Anonymous wrote:
Anonymous wrote:OP, your kids will be fine. I was the pickiest eater ever until about age 10...and now I eat pretty much any cuisine.
This is a wake up call, though, to expand your cooking repertoire and keep a broader variety of ingredients on-hand once we resume something closer to normal life. I'm Asian-American, so my spice cabinet is more varied than average, I'm guessing...but I tend to have the spices available for a pretty broad variety of cuisines. I generally avoid more complicated dishes of cuisines I'm less familiar with, but I try to mimic the spice profiles. It's an easy way to create variety without needing a lot of exotic ingredients.
Stocking up a little is a good idea and it might give me a few more options. But, I'm in pretty decent shape with spices. I don't have any meat (other then frozen beyond meat "sausage") and I have very few vegetables. That makes it hard to do much and my attempts at resupply have so far been unsuccessful.
Before we ran low, I was doing a decent job of making real meals some of the time. I made a Paella and Japanese curry soup, for example. I can make chili and the like, and I am supposed to get some tofu soon, so that will open up a few other options.
But, since I've got enough food overall, including protein with beans, cheese and hopefully tofu, I'm not inclined to take the added risk of shopping.

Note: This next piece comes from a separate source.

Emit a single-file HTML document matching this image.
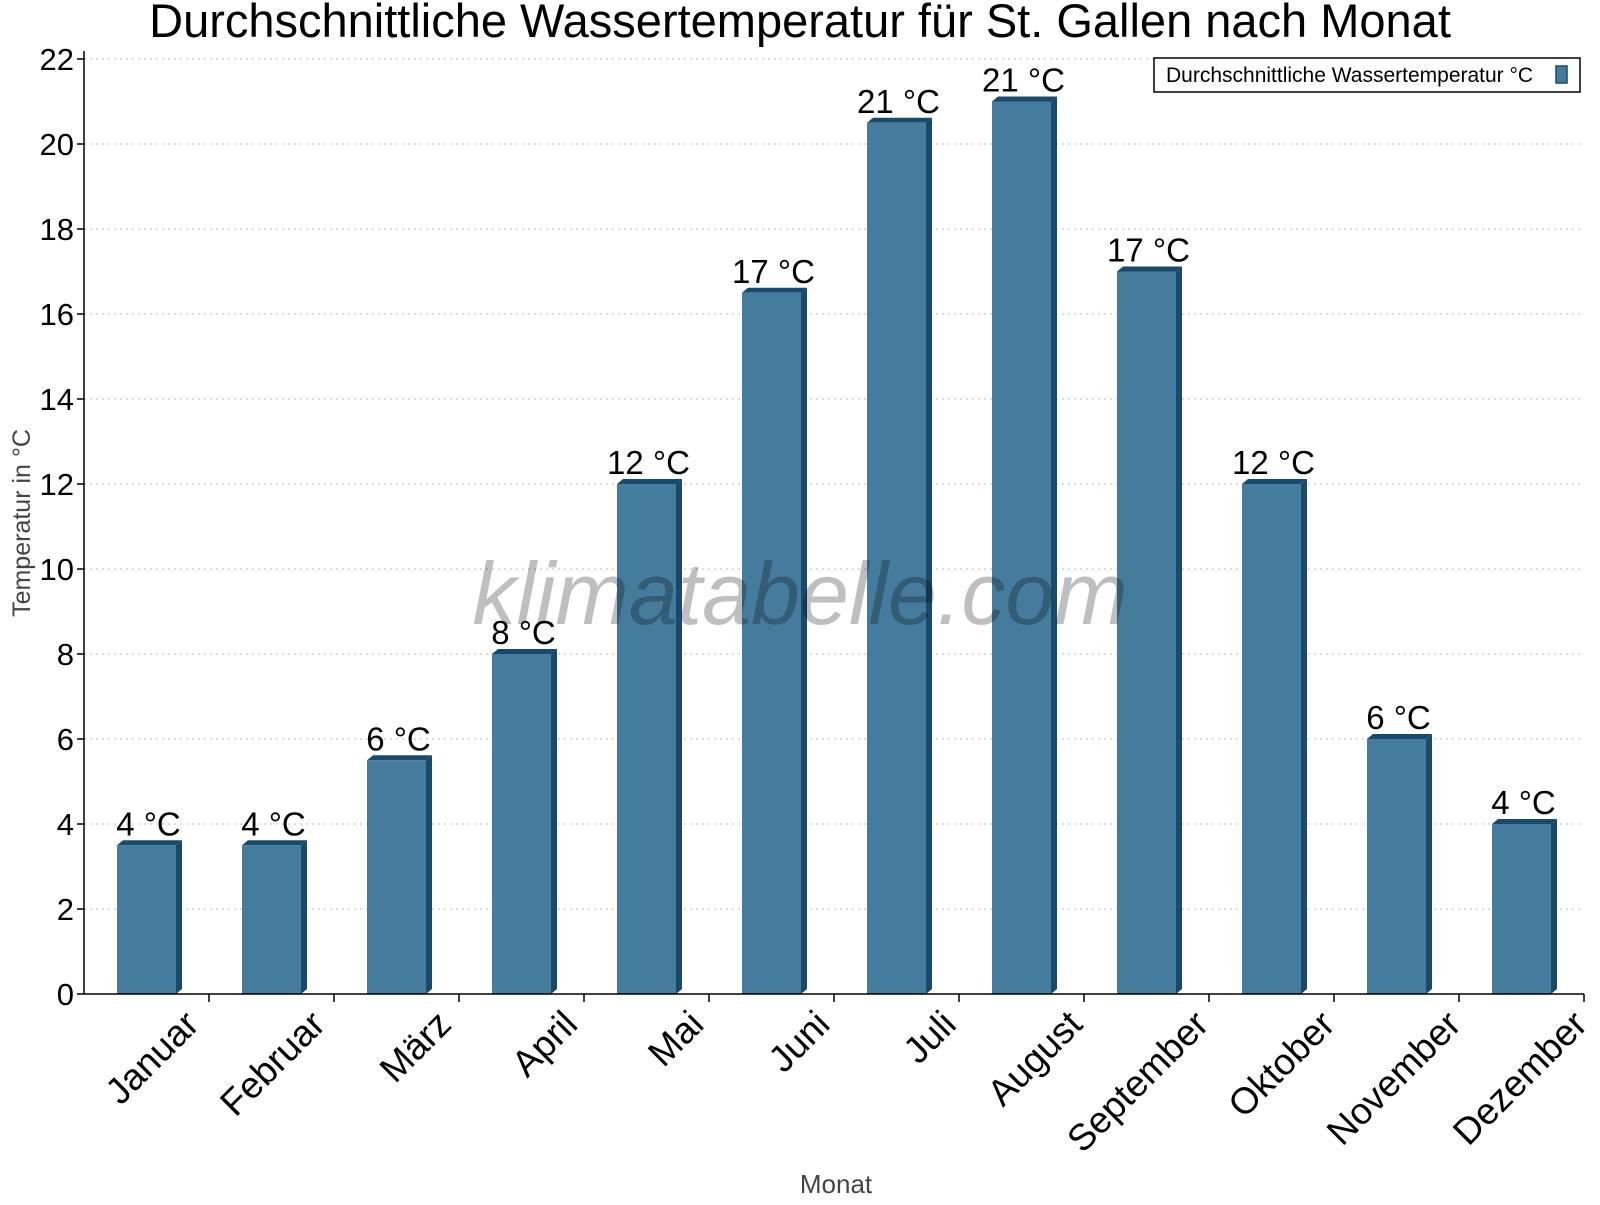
<!DOCTYPE html>
<html><head><meta charset="utf-8"><style>
body{margin:0;background:#fff;}
svg text{font-family:"Liberation Sans",sans-serif;}
</style></head><body>
<svg id="c" width="1600" height="1200" xmlns="http://www.w3.org/2000/svg">
<text x="800" y="37" text-anchor="middle" font-size="47" fill="#000">Durchschnittliche Wassertemperatur für St. Gallen nach Monat</text>
<g id="grid"></g>
<g id="bars"></g>
<text x="800" y="624" text-anchor="middle" font-size="88" font-style="italic" fill="#000" fill-opacity="0.25">klimatabelle.com</text>
<g id="axes"></g>
<text transform="translate(30,523) rotate(-90)" text-anchor="middle" font-size="25" fill="#444">Temperatur in °C</text>
<text x="836" y="1193" text-anchor="middle" font-size="26" fill="#444">Monat</text>
<g>
<rect x="1154" y="58" width="426" height="34" fill="#fff" stroke="#000" stroke-width="1.5"/>
<text x="1166" y="82" font-size="21" fill="#000">Durchschnittliche Wassertemperatur °C</text>
<rect x="1556" y="66" width="11" height="17" fill="#457b9d" stroke="#1a4a6b" stroke-width="1.5"/>
</g>
</svg>
<script>
const months=["Januar","Februar","März","April","Mai","Juni","Juli","August","September","Oktober","November","Dezember"];
const temps=[3.5,3.5,5.5,8,12,16.5,20.5,21,17,12,6,4];
const valueLabels=["4 °C","4 °C","6 °C","8 °C","12 °C","17 °C","21 °C","21 °C","17 °C","12 °C","6 °C","4 °C"];
const yTicks=[0,2,4,6,8,10,12,14,16,18,20,22];
const NS="http://www.w3.org/2000/svg";
const X0=84,X1=1584,Y0=994,Y1=59,YMAX=22;
const cw=(X1-X0)/months.length;
const yS=v=>Y0-(v/YMAX)*(Y0-Y1);
const xC=i=>X0+cw*(i+0.5);
function mk(t,a,p){const e=document.createElementNS(NS,t);for(const k in a)e.setAttribute(k,a[k]);p.appendChild(e);return e;}
const grid=document.getElementById('grid'),bars=document.getElementById('bars'),axes=document.getElementById('axes');
yTicks.forEach(v=>{
 if(v>0){const g=mk('line',{x1:X0,x2:X1,y1:yS(v),y2:yS(v),stroke:'#bbb','stroke-dasharray':'2,4'},grid);
 
 }
 mk('line',{x1:X0-7,x2:X0,y1:yS(v),y2:yS(v),stroke:'#000','stroke-width':1.5},axes);
 const t=mk('text',{x:X0-10,y:yS(v)+11,'text-anchor':'end','font-size':31,fill:'#000'},axes);t.textContent=v;
 
 
});
const bw=59,d=6,dy=5;
temps.forEach((v,i)=>{
 const x=xC(i)-bw/2,y=yS(v);
 const g=mk('g',{},bars);
 
 
 mk('polygon',{points:`${x+bw},${y} ${x+bw+d},${y-dy} ${x+bw+d},${Y0-dy} ${x+bw},${Y0}`,fill:'#1a4a6b'},g);
 mk('polygon',{points:`${x},${y} ${x+d},${y-dy} ${x+bw+d},${y-dy} ${x+bw},${y}`,fill:'#1a4a6b'},g);
 mk('rect',{x:x,y:y,width:bw,height:Y0-y,fill:'#457b9d'},g);
 const t=mk('text',{x:xC(i)+2,y:y-10,'text-anchor':'middle','font-size':33,fill:'#000'},bars);t.textContent=valueLabels[i];
 
 
 mk('line',{x1:X0+cw*(i+1),x2:X0+cw*(i+1),y1:Y0,y2:Y0+8,stroke:'#000','stroke-width':1.5},axes);
 const lx=xC(i)+36+i*1.2,ly=Y0+14;
 const l=mk('text',{x:lx,y:ly,'text-anchor':'end','font-size':37,fill:'#000',transform:`rotate(-45 ${lx} ${ly})`,dy:26},axes);l.textContent=months[i];
 
 
});
mk('line',{x1:X0,x2:X0,y1:Y1-8,y2:Y0,stroke:'#000','stroke-width':1.5},axes);
mk('line',{x1:X0,x2:X1,y1:Y0,y2:Y0,stroke:'#000','stroke-width':1.5},axes);
</script>
</body></html>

OP, you don’t need meat or a lot of ingredients to make “adventurous” food. I’m East Asian and we don’t have a lot of meat and ate the same vegetables often. I don’t know what you have, but here are some dishes that require very few ingredients:
-fresh rice with butter, soy, sesame, or rice with PB. Use leftover rice for rice balls with any filling or fried rice.
-any Asian or pasta noodle in a peanut sauce, or broth, or cooked and then pan fried
-any broth with spices and whatever you have in the fridge and freezer - vegetables, wontons, dumplings, frozen seafood, coconut milk
The point is, your take on “adventurous” or “ethnic” food is pretty privileged and insulting for those of us who grew up with those foods. My mom often made a huge pot of miso soup or stew and we would eat that with rice for 2-3 days. And now you’re here whining about how you’ve made paella, but good thing you’ve got tofu coming, so your kids can continue to cultivate their palate!